After running this script, the output may vary depending upon what the value of these variables is set in your system. The sample output will be as follows:

My current bash path - /bin/sh
Bash version I am using – 4.3.33(1)-release
PID of bash I am running - 4549
My home directory - /home/sinny
Where am I currently? - /home/sinny/Documents/
My hostname – localhost.localdomain

The shell variables, such as PWD, PATH, HOME, and so on, are very useful and help in getting the information quickly by just echoing a value in it. We can also add or modify the value of some of shell variables, such as PATH, in order to add a custom path in which we want shell to look for commands.

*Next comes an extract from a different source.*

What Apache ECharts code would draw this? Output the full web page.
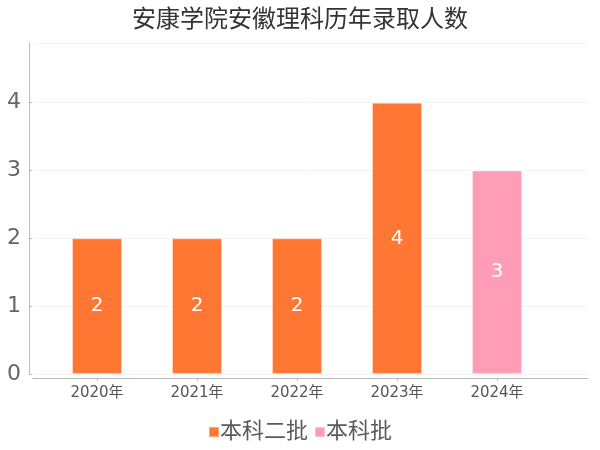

One of the use-cases of modifying the PATH variable value is: suppose, I have compiled a source code that generates a few binaries such as, foo and bar. Now, if I want shell to search in that particular directory for command as well, then add this directory path in the PATH variable and we are done. The following small shell script example shows how to do this:

#!/bin/bash
#Filename: path_variable.sh
#Description: Playing with PATH variable

echo "Current PATH variable content - $PATH"
echo "Current directory - $PWD"
echo "Content of current directory\n`ls`"
PATH=$PATH:$PWD
echo "New PATH variable content - $PATH"
# Now execute commands available in current working diectory

The output after running this script will be somewhat as follows:

Current PATH variable content - /usr/lib64/qt-3.3/bin:/bin:/usr/bin:/usr/local/bin:/usr/local/sbin:/usr/sbin:/home/sinny/go/source_code/go/bin:/home/sinny/.local/bin:/home/sinny/bin
Current directory - /home/sinny/test_project/bin
Content of current directory – foo bar
New PATH variable content - /usr/lib64/qt-/usr/lib64/qt-3.3/bin:/bin:/usr/bin:/usr/local/bin:/usr/local/sbin:/usr/sbin:/home/sinny/go/source_code/go/bin:/home/sinny/.local/bin:/home/sinny/bin: /home/sinny/test_project/bin

We see from the output that a new PATH variable has my custom path added. From the next time, whenever I run the foo or bar commands with this custom PATH variable set, the absolute path of the foo and the bar command/binary won't be required. Shell will find out these variables by looking into its PATH variable. This is true only during the current session of shell. We will see this in Chapter 5, Customizing Environment in recipe, Modifying a shell environment.